‘Bank Of Mum And Dad’ Loans Finance 25 Per Cent Of Mortgages In The UK In 2016

As Parents Become A Top Lender, Experts Urge Them To Share Wealth Wisely

03.05.2016

Kate Rawlings, Press Officer | 0114 274 4238

New research has suggested that the ‘bank of mum and dad’ will finance 25 per cent of all mortgages in the UK in 2016, promoting legal experts from law firm Irwin Mitchell, to call on parents to make sure they are protecting their investments.

According to the research by financial services group Cebr, parents will lend over £5 billion this year, purchasing homes worth £77 billion and providing deposits for over 300,000 mortgages.

The findings show that the average financial contribution from the bank of mum and dad's is £17,500 or 7 per cent of the average purchase price of a home, making parents as important as one of the UK's top 10 lenders.

The research shows that three-quarters of family-funded house purchases are financed by parents, with family friends and grandparents also contributing to make up the difference.

Family law expert at national law firm, Irwin Mitchell, Alison Hawes said ‘bank of mum and dad’ loans should come with a warning as parents need to protect their investments.

Expert Opinion
Imagine a house bought for a daughter by her parents, that her boyfriend moves in to. There is no clear agreement but he takes over the loan repayments to her Mum and Dad because he has good job and she gets made redundant. She tells him it is ‘our house’ and when they split up, because of the payments and what she said, he claims a percentage of the equity of the house even though it is in her name.

You can ask the partner who moves into a house you own to sign a deed of surrender meaning that even if they pay the gas bill from time to time, you have a legal document to show that it was never your intention to share the equity in the property whatever you might have said in the heat of the moment.

More and more people are relying on financial help from the bank of mum and dad to get on the property ladder but parents need to be aware of the risks and steps they can take to protect their families.

We’ve seen an increase in the number of parents who require a child to have a prenuptial agreement in place with their partner or spouse, before they will lend them money to get a foot on the property ladder.

It’s a sensible idea because parents want to protect their assets and investments, which may form part of an inheritance or retirement fund, in the unfortunate scenario of their offspring suffering a relationship breakdown.

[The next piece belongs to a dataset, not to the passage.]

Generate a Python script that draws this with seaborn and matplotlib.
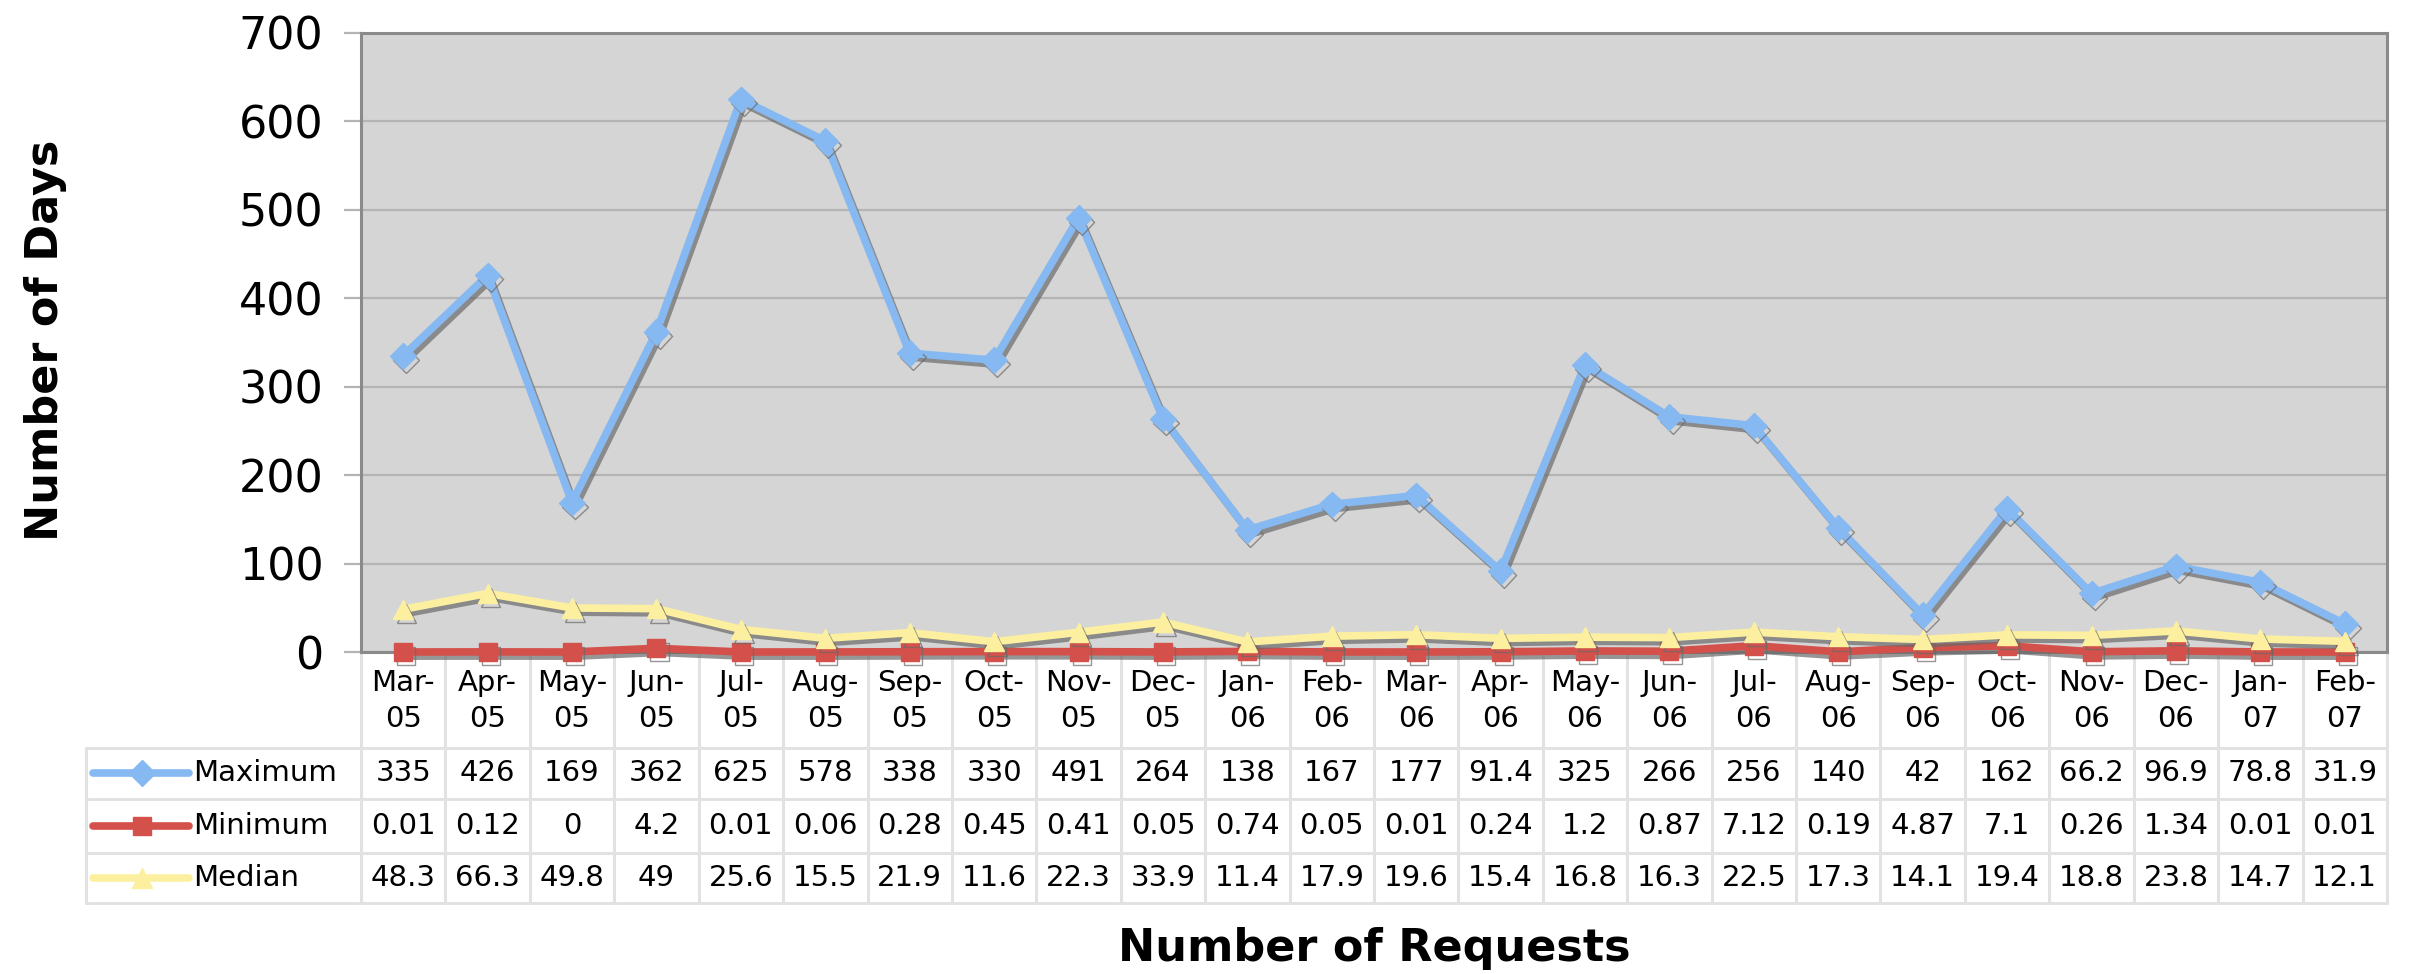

It isn’t just prenuptial agreements that parents need to consider when helping their children get onto the property ladder.

They need to consider whether they can really afford to help in the long run, if they are fully aware of all of the terms and conditions on any mortgage they might be named on, as well as issues around owning second properties and tax.

While we all want to help and protect our children, taking legal advice from experts who can advise you on all of the implications, from prenups to stamp duty, can ensure the help you give your offspring now, doesn’t turn into a headache later down the line.